9 Lives of Queer Reading

By Samuel B.

I often feel as if I have lived multiple lives, each sharply demarcated from the last; sometimes by a change in location, a change in name, a change in body. I imagine that I am not alone in this way of carving up and segmenting my life, but I also imagine that being transgender has exaggerated some of the effects of this.
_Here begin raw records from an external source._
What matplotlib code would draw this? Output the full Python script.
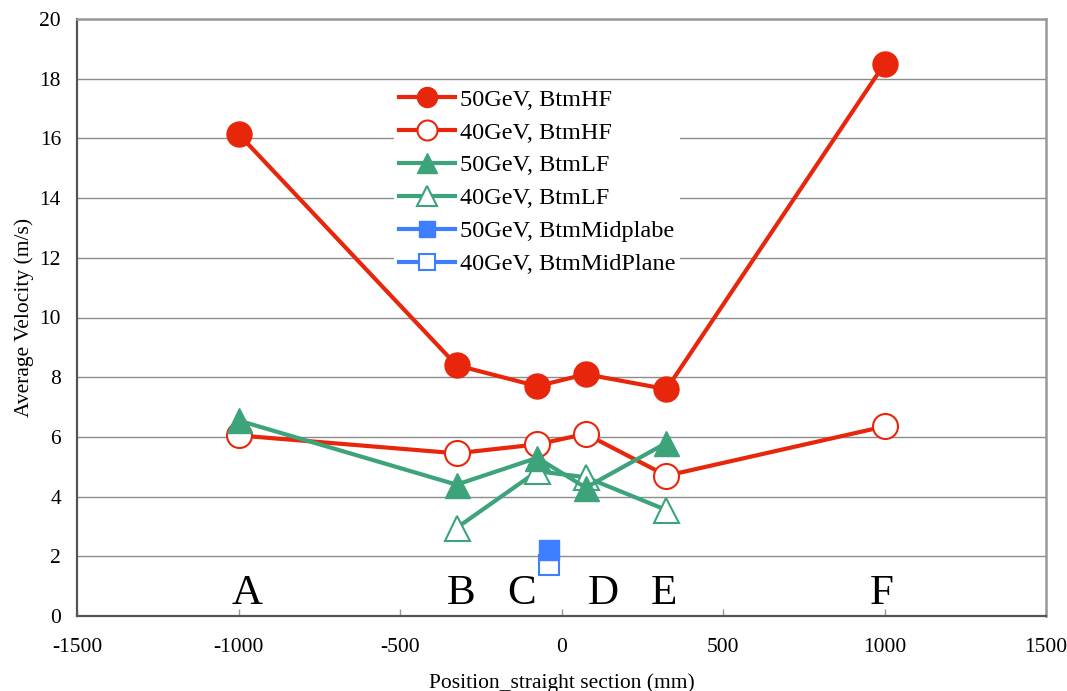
import matplotlib
matplotlib.use("Agg")
import matplotlib.pyplot as plt

plt.rcParams['font.family'] = ['Liberation Serif', 'DejaVu Serif']

# Data
x_hf = [-1000, -325, -75, 75, 325, 1000]
hf50 = [16.15, 8.4, 7.7, 8.1, 7.6, 18.5]
hf40 = [6.05, 5.45, 5.75, 6.1, 4.7, 6.35]
x_lf50 = [-1000, -325, -75, 75, 325]
lf50 = [6.55, 4.4, 5.3, 4.3, 5.8]
x_lf40 = [-325, -75, 75, 325]
lf40 = [2.95, 4.85, 4.65, 3.55]
x_mid = [-40]
mid50 = [2.2]
mid40 = [1.7]

letters = ['A', 'B', 'C', 'D', 'E', 'F']
letter_x = [-973, -311, -125, 128, 317, 992]
letter_y = 0.4

RED = '#E8260C'
GREEN = '#3DA37A'
BLUE = '#3F7FFF'

fig = plt.figure(figsize=(10.67, 6.91), dpi=100)
ax = fig.add_axes([77/1067, 1-616/691, (1046-77)/1067, (616-19)/691])

lw = 3.0
ax.plot(x_hf, hf50, '-o', color=RED, lw=lw, ms=18, mfc=RED, mec=RED, label='50GeV, BtmHF', zorder=3)
ax.plot(x_hf, hf40, '-o', color=RED, lw=lw, ms=18, mfc='white', mec=RED, mew=1.5, label='40GeV, BtmHF', zorder=3)
ax.plot(x_lf50, lf50, '-^', color=GREEN, lw=lw, ms=18, mfc=GREEN, mec=GREEN, label='50GeV, BtmLF', zorder=5)
ax.plot(x_lf40, lf40, '-^', color=GREEN, lw=lw, ms=18, mfc='white', mec=GREEN, mew=1.5, label='40GeV, BtmLF', zorder=4)
ax.plot(x_mid, mid50, '-s', color=BLUE, lw=lw, ms=15, mfc=BLUE, mec=BLUE, label='50GeV, BtmMidplabe', zorder=7)
ax.plot(x_mid, mid40, '-s', color=BLUE, lw=lw, ms=15, mfc='white', mec=BLUE, mew=1.5, label='40GeV, BtmMidPlane', zorder=6)

for t, xv in zip(letters, letter_x):
    ax.text(xv, letter_y, t, ha='center', va='baseline', fontsize=31, zorder=8)

ax.set_xlim(-1500, 1500)
ax.set_ylim(0, 20)
ax.set_xticks([-1500, -1000, -500, 0, 500, 1000, 1500])
ax.set_yticks(range(0, 21, 2))
ax.set_xticklabels(['-1500', '-1000', '-500', '0', '500', '1000', '1500'])
ax.yaxis.grid(True, color='#8c8c8c', lw=1.0)
ax.set_axisbelow(True)

ax.tick_params(axis='x', direction='in', length=5, color='#999999', width=1, labelsize=15.5, pad=15.8)
ax.tick_params(axis='y', length=0, labelsize=15.5, pad=11.5)

for s in ['left', 'bottom']:
    ax.spines[s].set_color('#555555')
    ax.spines[s].set_linewidth(1.6)
for s in ['top', 'right']:
    ax.spines[s].set_color('#999999')
    ax.spines[s].set_linewidth(1.8)

ax.set_xlabel('Position_straight section (mm)', fontsize=15.5, labelpad=11.5)
ax.set_ylabel('Average Velocity (m/s)', fontsize=15.5, labelpad=3.7)

leg = ax.legend(loc='upper left', bbox_to_anchor=(0.315, 0.912), frameon=True,
                fontsize=17.5, handlelength=2.3, handletextpad=0.2, labelspacing=0.45,
                borderpad=0.2, markerscale=0.8)
leg.get_frame().set_facecolor('white')
leg.get_frame().set_edgecolor('none')
leg.get_frame().set_alpha(1.0)

fig.savefig('out.png', dpi=100)
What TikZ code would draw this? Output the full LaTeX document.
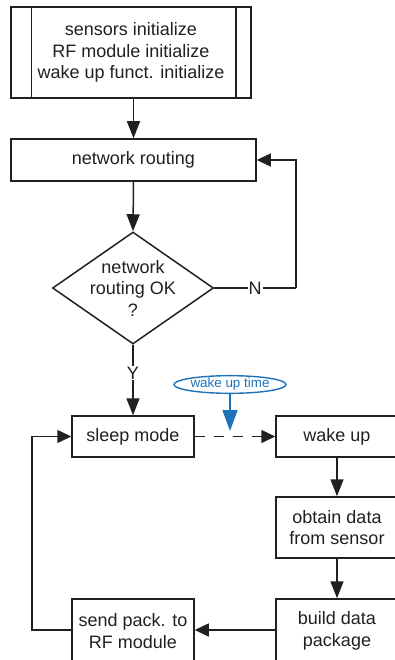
\documentclass[tikz,border=0pt]{standalone}
\usepackage{fontspec}
\setmainfont{Liberation Sans}
\usetikzlibrary{arrows.meta,shapes.geometric}
\definecolor{ink}{RGB}{35,31,32}
\definecolor{wblue}{RGB}{30,114,186}
\tikzset{
  box/.style={draw=ink, line width=1.5pt, rectangle, inner sep=0pt, align=center,
    text=ink, font=\fontsize{18}{21.5}\selectfont},
  lbl/.style={text=ink, inner sep=1pt, fill=white, font=\fontsize{18}{21.5}\selectfont},
  conn/.style={draw=ink, line width=1.5pt, -{Triangle[length=17pt,width=13pt]}},
  shortconn/.style={draw=ink, line width=1.5pt, -{Triangle[length=14pt,width=13pt]}},
  plain/.style={draw=ink, line width=1.5pt},
}
\begin{document}
\begin{tikzpicture}[x=1pt,y=-1pt]
\useasboundingbox (0,0) rectangle (395,660);
\clip (0,0) rectangle (395,660);
% nodes
\node[box, minimum width=240pt, minimum height=91pt] (init) at (131,52.5)
  {sensors initialize\\RF module initialize\\wake up funct. initialize};
\draw[plain] ([xshift=21pt]init.north west) -- ([xshift=21pt]init.south west);
\draw[plain] ([xshift=-16pt]init.north east) -- ([xshift=-16pt]init.south east);
\node[box, minimum width=245pt, minimum height=42pt] (route) at (133.5,160) {network routing};
\node[draw=ink, line width=1.5pt, diamond, inner sep=0pt, minimum width=161pt, minimum height=112pt] (dec) at (133,288) {};
\node[align=center, text=ink, inner sep=0pt, font=\fontsize{18}{21.5}\selectfont] (dectext) at (dec.center) {network\\routing OK\\?};
\node[box, minimum width=122pt, minimum height=41pt] (sleep) at (133,436.5) {sleep mode};
\node[box, minimum width=122pt, minimum height=41pt] (wake) at (337,436.5) {wake up};
\node[box, minimum width=122pt, minimum height=61pt] (obtain) at (337,527.5) {obtain data\\from sensor};
\node[box, minimum width=122pt, minimum height=64pt] (build) at (337,631) {build data\\package};
\node[box, minimum width=122pt, minimum height=64pt] (send) at (133,631) {send pack. to\\RF module};
\node[draw=wblue, line width=1.4pt, ellipse, inner sep=0pt, minimum width=112pt, minimum height=17pt,
  text=wblue, font=\fontsize{13.4}{14}\selectfont] (wtime) at (230,384.5) {wake up time};
\coordinate (ncorner) at (296,288);
\coordinate (ntop) at (296,160);
\coordinate (lbot) at (32,630);
\coordinate (ltop) at (32,436.5);
\coordinate (wtip) at (230,431);
% connectors
\draw[conn] (init.south -| route.north) -- (route.north);
\draw[conn] (route.south) -- (dec.north);
\draw[plain] (dec.east) -- (ncorner) node[lbl, pos=0.5] (nlbl) {N};
\draw[shortconn] (ncorner) -- (ntop) -- (route.east |- ntop);
\draw[conn] (dec.south) -- (sleep.north) node[lbl, pos=0.4] (ylbl) {Y};
\draw[shortconn, dash pattern=on 10pt off 9pt] (sleep.east) -- (wake.west);
\draw[draw=wblue, line width=1.5pt, -{Triangle[length=21pt,width=15pt]}] (wtime.south) -- (wtip);
\draw[conn] (wake.south) -- (obtain.north);
\draw[conn] (obtain.south) -- (build.north);
\draw[shortconn] (build.west |- lbot) -- (send.east |- lbot);
\draw[shortconn] (send.west |- lbot) -- (lbot) -- (ltop) -- (sleep.west);
\end{tikzpicture}
\end{document}
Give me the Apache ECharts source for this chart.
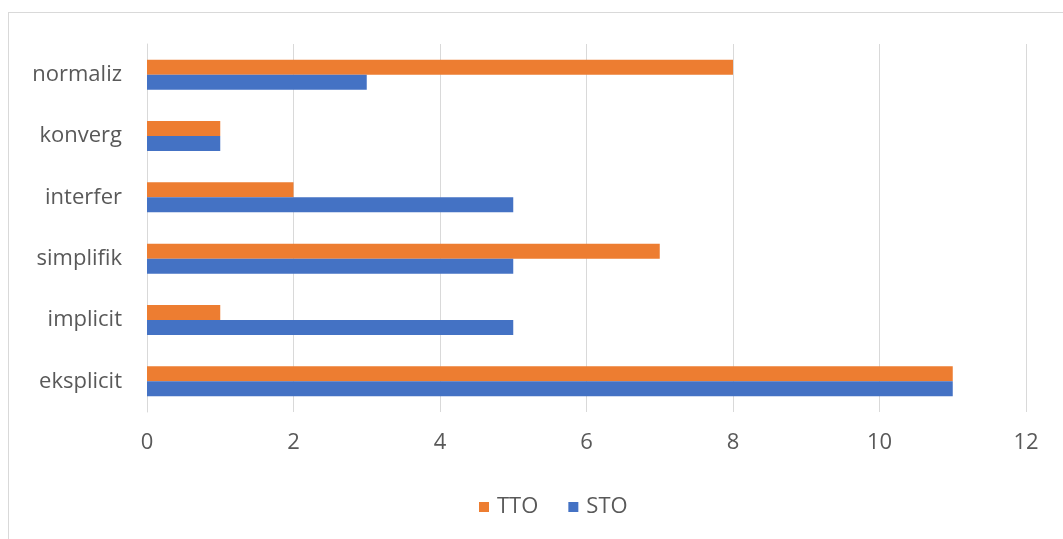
<!DOCTYPE html>
<html><head><meta charset="utf-8">
<script src="https://cdn.jsdelivr.net/npm/echarts@6/dist/echarts.min.js"></script>
<style>
html,body{margin:0;padding:0;background:#fff;}
#frame{position:absolute;left:8px;top:12px;width:1070px;height:540px;border:1px solid #d9d9d9;box-sizing:border-box;}
#c{position:absolute;left:0;top:0;width:1063px;height:539px;}
</style></head>
<body>
<div id="frame"></div>
<div id="c"></div>
<script>
const categories = ['eksplicit','implicit','simplifik','interfer','konverg','normaliz'];
const stoValues = [11,5,5,5,1,3];
const ttoValues = [11,1,7,2,1,8];
const xTicks = {min:0,max:12,interval:2};

const chart = echarts.init(document.getElementById('c'));
const font = 'Open Sans, Noto Sans, sans-serif';
chart.setOption({
  animation:false,
  grid:{left:147,right:37,top:44,bottom:127,containLabel:false},
  legend:{data:['TTO','STO'],top:491,left:474,icon:'rect',itemWidth:10,itemHeight:10,itemGap:30,
    textStyle:{color:'#595959',fontSize:22,fontFamily:font,padding:[0,0,0,3]}},
  xAxis:{type:'value',min:xTicks.min,max:xTicks.max,interval:xTicks.interval,
    axisLine:{show:false},axisTick:{show:false},
    splitLine:{lineStyle:{color:'#d9d9d9',width:1}},
    axisLabel:{color:'#595959',fontSize:22,fontFamily:font,margin:20}},
  yAxis:{type:'category',data:categories,
    axisLine:{lineStyle:{color:'#d9d9d9'}},axisTick:{show:false},
    axisLabel:{color:'#595959',fontSize:22,fontFamily:font,margin:25}},
  series:[
    {name:'TTO',type:'bar',data:ttoValues,barWidth:15,barGap:'0%',itemStyle:{color:'#ED7D31'}},
    {name:'STO',type:'bar',data:stoValues,barWidth:15,barGap:'0%',itemStyle:{color:'#4472C4'}}
  ]
});
</script>
</body></html>
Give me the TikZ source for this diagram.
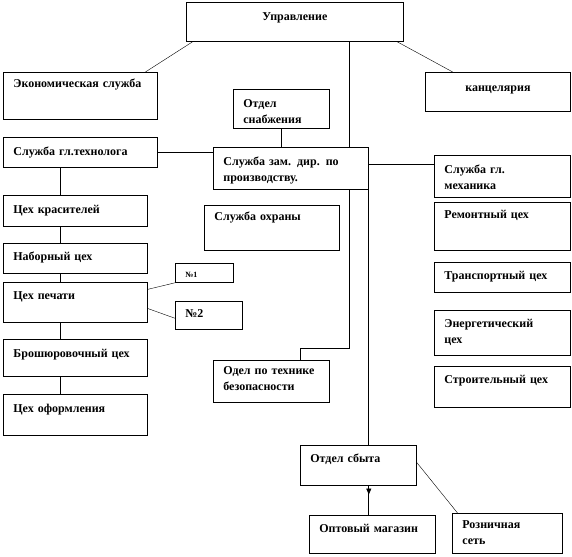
\documentclass[tikz,border=0pt]{standalone}
\usepackage{fontspec}
\setmainfont{Liberation Serif}
\usetikzlibrary{calc,arrows.meta,decorations.markings}

% baseline of the first line, measured from the top of a box
\def\bxth{16}
% \orgbox[options]{name}{x1}{y1}{x2}{y2}{text}
\newcommand{\orgbox}[7][]{%
  \node[orgbox,#1,text width={(#5-#3)*1pt-20pt},text height=\bxth pt,
        text depth={(#6-#4-\bxth)*1pt}] (#2) at (#3,#4) {#7};}

\tikzset{
  orgbox/.style={draw, line width=0.8pt, anchor=north west, inner xsep=10pt,
    inner ysep=0pt, align=left, font=\fontsize{12}{16.5}\selectfont\bfseries},
  bline/.code={\def\bxth{#1}},
  link/.style={line width=0.8pt},
  thinlink/.style={line width=0.4pt},
}

\begin{document}
\begin{tikzpicture}[x=1pt,y=-1pt]
\useasboundingbox (0,0) rectangle (572,556);

% top level
\orgbox[align=center,bline=18]{upr}{186}{2}{403}{41}{Управление}
\orgbox[bline=15]{econ}{3}{72}{157}{119}{Экономическая служба}
\orgbox[align=center,bline=19]{kanc}{425}{72}{570}{111}{канцелярия}

% middle column
\orgbox[bline=18]{snab}{233}{89}{329}{128}{Отдел\\снабжения}
\orgbox[bline=18]{zam}{213}{147}{368}{189}{Служба зам. дир. по\\производству.}
\orgbox[bline=15]{ohr}{204}{205}{339}{250}{Служба охраны}
\orgbox[bline=14]{tb}{213}{360}{329}{402}{Одел по технике\\безопасности}
\orgbox[bline=17]{sbyt}{300}{445}{416}{485}{Отдел сбыта}
\orgbox[bline=17]{opt}{309}{515}{435}{553}{Оптовый магазин}
\orgbox[bline=15]{rozn}{452}{513}{562}{553}{Розничная\\сеть}

% left column
\orgbox[bline=18]{tech}{3}{137}{157}{167}{Служба гл.технолога}
\orgbox[bline=18]{kras}{3}{195}{147}{226}{Цех красителей}
\orgbox[bline=17]{nab}{3}{243}{147}{273}{Наборный цех}
\orgbox[bline=17]{pech}{3}{282}{147}{322}{Цех печати}
\orgbox[bline=18]{brosh}{3}{339}{147}{376}{Брошюровочный цех}
\orgbox[bline=18]{oform}{3}{394}{147}{435}{Цех оформления}
\orgbox[bline=14,font=\fontsize{8}{10}\selectfont\bfseries]{n1}{175}{263}{233}{282}{№1}
\orgbox[bline=16]{n2}{175}{301}{242}{329}{№2}

% right column
\orgbox[bline=18]{mech}{434}{155}{570}{197}{Служба гл.\\механика}
\orgbox[bline=16]{rem}{434}{202}{570}{250}{Ремонтный цех}
\orgbox[bline=17]{trans}{434}{262}{570}{292}{Транспортный цех}
\orgbox[bline=17]{energ}{434}{310}{570}{355}{Энергетический\\цех}
\orgbox[bline=17]{stroi}{434}{366}{570}{407}{Строительный цех}

\coordinate (spine) at (349,0);
\coordinate (lspine) at (60,0);
\coordinate (elbow) at (300,348);

% connectors
\draw[thinlink] ($(upr.south west)!0.03!(upr.south east)$) -- ($(econ.north west)!0.92!(econ.north east)$);
\draw[thinlink] ($(upr.south west)!0.97!(upr.south east)$) -- ($(kanc.north west)!0.19!(kanc.north east)$);
\draw[link] (upr.south -| spine) -- (zam.north -| spine);
\draw[link] (snab.south) -- (snab.south |- zam.north);
\draw[link] (tech.east) -- (tech.east -| zam.west);
\draw[link] ($(zam.north east)!0.4!(zam.south east)$) coordinate (zr) -- (zr -| mech.west);
\draw[link] (zam.south -| spine) -- (spine |- elbow) -- (elbow) -- (elbow |- tb.north);
\draw[link] (zam.south east) -- (zam.south east |- sbyt.north);
\draw[link, postaction={decorate, decoration={markings,
    mark=at position 0.3 with {\arrow{Triangle[width=5pt,length=6pt]}}}}]
  (sbyt.south -| zam.east) -- (opt.north -| zam.east);
\draw[thinlink] ($(sbyt.north east)!0.43!(sbyt.south east)$) -- ($(rozn.north west)!0.05!(rozn.north east)$);
\foreach \a/\b in {tech/kras, kras/nab, nab/pech, pech/brosh, brosh/oform}
  \draw[link] (\a.south -| lspine) -- (\b.north -| lspine);
\draw[thinlink] ($(pech.north east)!0.18!(pech.south east)$) -- (n1.south west);
\draw[thinlink] ($(pech.north east)!0.65!(pech.south east)$) -- ($(n2.north west)!0.6!(n2.south west)$);
\end{tikzpicture}
\end{document}
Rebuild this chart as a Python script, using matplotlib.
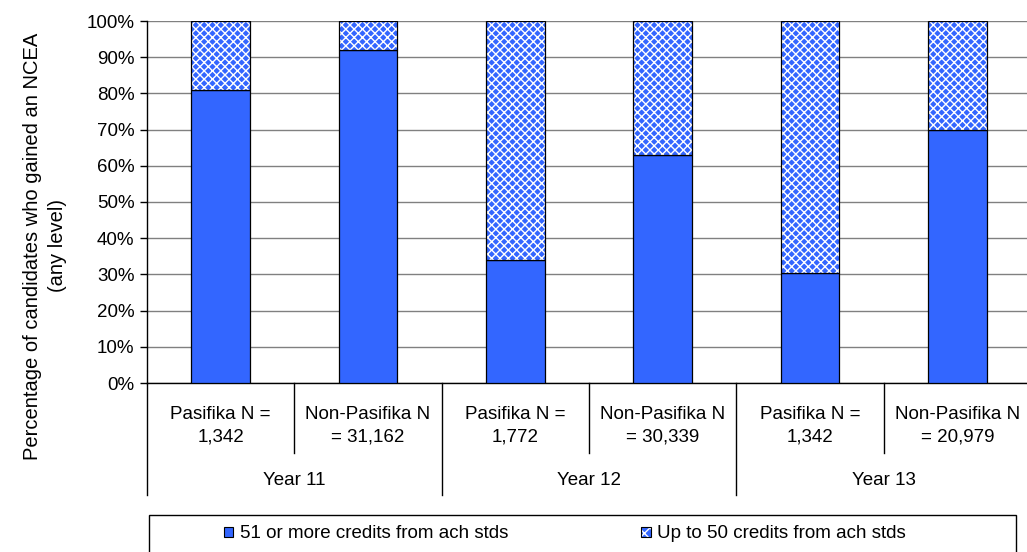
import matplotlib
matplotlib.use("Agg")
import matplotlib.pyplot as plt
from matplotlib.patches import Patch, Rectangle
from matplotlib.legend_handler import HandlerTuple
import matplotlib.transforms as mtransforms

plt.rcParams['font.family'] = ['Liberation Sans', 'DejaVu Sans']
plt.rcParams['font.size'] = 13.5
plt.rcParams['hatch.linewidth'] = 1.0

# datos
grupos = ['Pasifika N =\n1,342', 'Non-Pasifika N\n= 31,162',
          'Pasifika N =\n1,772', 'Non-Pasifika N\n= 30,339',
          'Pasifika N =\n1,342', 'Non-Pasifika N\n= 20,979']
anios = ['Year 11', 'Year 12', 'Year 13']
mas_51 = [81, 92, 34, 63, 30.5, 70]
hasta_50 = [19, 8, 66, 37, 69.5, 30]
serie_nombres = ['51 or more credits from ach stds', 'Up to 50 credits from ach stds']

azul = '#3366FF'

fig = plt.figure(figsize=(10.27, 5.52), dpi=100)
ax = fig.add_axes([147/1027, 169/552, 884/1027, 362/552])

x = list(range(len(grupos)))
ax.bar(x, mas_51, width=0.4, color=azul, edgecolor='black', linewidth=0.9, zorder=3)
# parte cuadriculada: relleno con trama blanca y luego el borde negro
ax.bar(x, hasta_50, bottom=mas_51, width=0.4, color=azul, edgecolor='white',
       hatch='xxxx', linewidth=0, zorder=3)
ax.bar(x, hasta_50, bottom=mas_51, width=0.4, fill=False, edgecolor='black',
       linewidth=0.9, zorder=4)

ax.set_xlim(-0.5, len(grupos) - 0.5)
ax.set_ylim(0, 100)
ax.set_yticks(range(0, 101, 10))
ax.set_yticklabels([f'{v}%' for v in range(0, 101, 10)])
ax.yaxis.grid(True, color='#808080', linewidth=1)
ax.set_axisbelow(True)
ax.set_xticks([])
for s in ['top', 'right']:
    ax.spines[s].set_visible(False)
ax.spines['left'].set_linewidth(1)
ax.spines['bottom'].set_linewidth(1)
ax.tick_params(axis='y', length=5, width=1, direction='out', pad=4)

# eje de categorias en dos niveles
trans = mtransforms.blended_transform_factory(ax.transData, ax.transAxes)
for i, g in enumerate(grupos):
    ax.text(i, -0.118, g, transform=trans, ha='center', va='center',
            linespacing=1.45, clip_on=False)
for j, a in enumerate(anios):
    ax.text(2 * j + 0.5, -0.268, a, transform=trans, ha='center', va='center',
            clip_on=False)
for k in range(len(grupos) + 1):
    xb = k - 0.5
    fondo = -0.309 if k % 2 == 0 else -0.193
    ax.plot([xb, xb], [0, fondo], transform=trans, color='black', linewidth=1,
            clip_on=False)

fig.text(45/1027, 1 - 246/552,
         'Percentage of candidates who gained an NCEA\n(any level)',
         rotation=90, ha='center', va='center', fontsize=14.5, linespacing=1.45)

# leyenda
fig.patches.append(Rectangle((149/1027, -0.02), 867/1027, 1 - 515/552 + 0.02,
                             transform=fig.transFigure, fill=False,
                             edgecolor='black', linewidth=1))
h1 = Patch(facecolor=azul, edgecolor='black', linewidth=0.8)
h2 = (Patch(facecolor=azul, edgecolor='white', hatch='xxx', linewidth=0),
      Patch(fill=False, edgecolor='black', linewidth=0.8))
fig.legend([h1, h2], serie_nombres, ncol=2, loc='center', frameon=False,
           bbox_to_anchor=(565/1027, 1 - 534/552), handlelength=0.5,
           handleheight=0.5, handletextpad=0.35, columnspacing=7.1,
           handler_map={tuple: HandlerTuple(ndivide=1, pad=0)})

fig.savefig('out.png', dpi=100)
I’d like to share some books that were meaningful to my queer self in each of these different lives:

Early Childhood

Something Queer at the Library by Elizabeth Levy

(Available via ILL)

So maybe this is the other type of queer, but Elizabeth Levy’s “Something Queer at the…” series was the first set of books that made me yearn for trips to the library, so I’ve got share it here. I am still beyond thrilled that I get to run an LGBTQ+ events series at the Southside Library called Something Queer at the Library.

Later Childhood

Encyclopedia Brown: boy detective series by Donald J Sobol

I had the biggest crush on Encyclopedia Brown in elementary school, but I think I mostly just wanted to be the great boy detective – emphasis on boy.

High School

The Color Purple by Alice Walker

I’m not entirely sure I fully realized what a queer book The Color Purple was when I read it in high school. I am entirely sure I didn’t fully realize what a queer person I was when I read it in high school. But years later, I still remember how much its queerness resonated at the time.

Early College

The Picture of Dorian Gray by Oscar Wilde

This was my favorite queer book that I read as I was struggling to come out. Oscar Wilde strove to keep this book’s queerness plausibly deniable and failed – that was pretty much how my life went too.

Late College

The Transvestites by Magnus Hirschfeld

(Available via ILL)

The first time I really saw myself in queer nonfiction was Magnus Hirschfeld’s description of “secondary homosexuals,” people who today would be known as gay trans men and lesbian trans women. The Transvestites was originally published in German in 1910, and coined the word “transvestite,” whose original meaning is closer to today’s term “transgender.”

Grad School

A History of My Brief Body by Billy-Ray Belcourt

I didn’t read this until after grad school, but the haunting, academic but extremely poetic descriptions of racism on the queer dating scene brought me back to my time doing queer studies and trying to date in small-town Indiana.

Fieldwork

Decolonizing Queer Experience: LGBT+ Narratives from Eastern Europe and Eurasia edited by Emily Channell-Justice

(Available via ILL)

I did my fieldwork for my doctorate in cultural anthropology in Kazakhstan and Kyrgyzstan, studying LGBT issues. This book didn’t exist then, but I got to know most of its authors in the few years after I returned from Central Asia, and I even get a shout out in the acknowledgements!

Return to my hometown

Tell Me How to Be: a novel by Neel Patel

While my experiences are quite different than the character in this book, this story of a queer Asian man returning to his hometown as an out adult struck a chord while I did the same.

Santa Fe

She is a Haunting by Trang Thanh Tran

I’ve been reading the most that I have since childhood in the year that I’ve been living in Santa Fe but wouldn’t say I’ve quite found the right book to sum it up yet, so instead I’ll just recommend one of the best (of many) queer books I’ve read since I moved here!